▸ **Work to complete**
Repeat exactly the lines from the start through the line with "import pandas as pd", both ends included.

▸ **Recorded data**
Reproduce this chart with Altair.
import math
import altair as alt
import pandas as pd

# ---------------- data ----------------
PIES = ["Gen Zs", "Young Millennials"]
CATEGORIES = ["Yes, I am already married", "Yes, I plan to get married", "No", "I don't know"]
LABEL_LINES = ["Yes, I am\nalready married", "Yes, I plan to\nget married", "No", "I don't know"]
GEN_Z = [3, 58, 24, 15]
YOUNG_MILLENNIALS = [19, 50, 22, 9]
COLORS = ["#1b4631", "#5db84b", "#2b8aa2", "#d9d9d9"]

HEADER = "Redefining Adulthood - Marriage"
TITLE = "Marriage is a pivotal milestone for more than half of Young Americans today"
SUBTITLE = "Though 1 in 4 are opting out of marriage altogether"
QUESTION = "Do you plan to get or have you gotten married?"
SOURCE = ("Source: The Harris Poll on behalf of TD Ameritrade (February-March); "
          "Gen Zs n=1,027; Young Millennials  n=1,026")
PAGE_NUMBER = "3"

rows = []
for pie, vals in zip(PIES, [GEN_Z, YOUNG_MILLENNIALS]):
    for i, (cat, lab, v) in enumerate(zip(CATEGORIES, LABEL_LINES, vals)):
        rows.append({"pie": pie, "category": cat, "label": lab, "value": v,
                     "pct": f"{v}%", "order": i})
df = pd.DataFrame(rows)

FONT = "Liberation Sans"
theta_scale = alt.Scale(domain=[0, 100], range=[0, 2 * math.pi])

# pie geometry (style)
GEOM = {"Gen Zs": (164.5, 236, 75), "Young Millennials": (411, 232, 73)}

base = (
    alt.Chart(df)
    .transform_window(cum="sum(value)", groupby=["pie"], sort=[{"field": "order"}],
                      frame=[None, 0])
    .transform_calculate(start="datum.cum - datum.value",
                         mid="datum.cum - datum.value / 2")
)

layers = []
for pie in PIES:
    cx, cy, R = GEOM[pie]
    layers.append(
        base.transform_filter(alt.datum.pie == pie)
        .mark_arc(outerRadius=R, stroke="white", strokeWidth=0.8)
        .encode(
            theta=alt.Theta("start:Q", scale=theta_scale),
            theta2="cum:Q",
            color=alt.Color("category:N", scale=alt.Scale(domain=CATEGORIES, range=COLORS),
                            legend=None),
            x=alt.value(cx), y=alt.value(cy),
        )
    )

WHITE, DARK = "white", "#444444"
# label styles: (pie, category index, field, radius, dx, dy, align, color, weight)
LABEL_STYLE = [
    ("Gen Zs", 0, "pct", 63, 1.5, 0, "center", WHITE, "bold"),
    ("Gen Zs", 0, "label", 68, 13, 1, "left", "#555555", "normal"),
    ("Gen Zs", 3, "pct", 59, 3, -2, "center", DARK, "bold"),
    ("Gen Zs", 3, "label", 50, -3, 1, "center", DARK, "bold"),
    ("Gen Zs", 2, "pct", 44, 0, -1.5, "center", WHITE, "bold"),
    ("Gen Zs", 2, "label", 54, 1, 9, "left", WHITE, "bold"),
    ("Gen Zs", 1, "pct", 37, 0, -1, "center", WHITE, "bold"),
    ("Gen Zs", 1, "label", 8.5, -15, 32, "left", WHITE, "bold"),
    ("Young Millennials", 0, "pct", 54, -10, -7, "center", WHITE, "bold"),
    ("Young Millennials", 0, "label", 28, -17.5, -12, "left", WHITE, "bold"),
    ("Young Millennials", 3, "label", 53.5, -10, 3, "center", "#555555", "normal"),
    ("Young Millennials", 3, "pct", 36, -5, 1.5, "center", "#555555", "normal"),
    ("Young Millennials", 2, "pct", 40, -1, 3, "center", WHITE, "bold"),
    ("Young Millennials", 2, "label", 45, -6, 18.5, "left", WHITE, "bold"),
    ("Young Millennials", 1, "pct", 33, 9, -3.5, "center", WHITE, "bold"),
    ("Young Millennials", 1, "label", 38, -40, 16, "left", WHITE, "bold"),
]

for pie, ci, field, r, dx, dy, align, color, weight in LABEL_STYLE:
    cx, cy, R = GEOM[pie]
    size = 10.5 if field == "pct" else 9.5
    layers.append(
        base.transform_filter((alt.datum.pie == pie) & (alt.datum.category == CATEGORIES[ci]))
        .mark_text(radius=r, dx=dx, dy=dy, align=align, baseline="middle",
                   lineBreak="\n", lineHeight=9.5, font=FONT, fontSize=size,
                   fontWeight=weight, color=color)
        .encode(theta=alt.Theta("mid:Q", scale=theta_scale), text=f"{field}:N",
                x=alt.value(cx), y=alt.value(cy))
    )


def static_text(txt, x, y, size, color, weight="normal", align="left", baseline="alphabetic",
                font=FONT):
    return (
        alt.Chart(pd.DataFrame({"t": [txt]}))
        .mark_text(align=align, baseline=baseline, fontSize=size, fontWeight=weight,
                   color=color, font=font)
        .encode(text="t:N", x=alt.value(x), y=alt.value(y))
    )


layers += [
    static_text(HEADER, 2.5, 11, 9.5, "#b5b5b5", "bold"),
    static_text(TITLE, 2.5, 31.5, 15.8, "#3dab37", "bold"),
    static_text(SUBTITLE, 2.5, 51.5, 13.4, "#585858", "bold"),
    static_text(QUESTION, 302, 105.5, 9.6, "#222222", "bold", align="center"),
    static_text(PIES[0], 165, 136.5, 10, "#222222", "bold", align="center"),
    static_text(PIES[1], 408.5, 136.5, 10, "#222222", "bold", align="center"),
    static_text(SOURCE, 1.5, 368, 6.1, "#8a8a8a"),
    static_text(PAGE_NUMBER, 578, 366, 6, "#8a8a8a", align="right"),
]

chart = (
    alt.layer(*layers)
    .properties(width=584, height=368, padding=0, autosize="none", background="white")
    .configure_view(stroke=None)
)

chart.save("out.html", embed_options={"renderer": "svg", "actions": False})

▸ **Result below**
Reproduce this chart with Altair.
import math
import altair as alt
import pandas as pd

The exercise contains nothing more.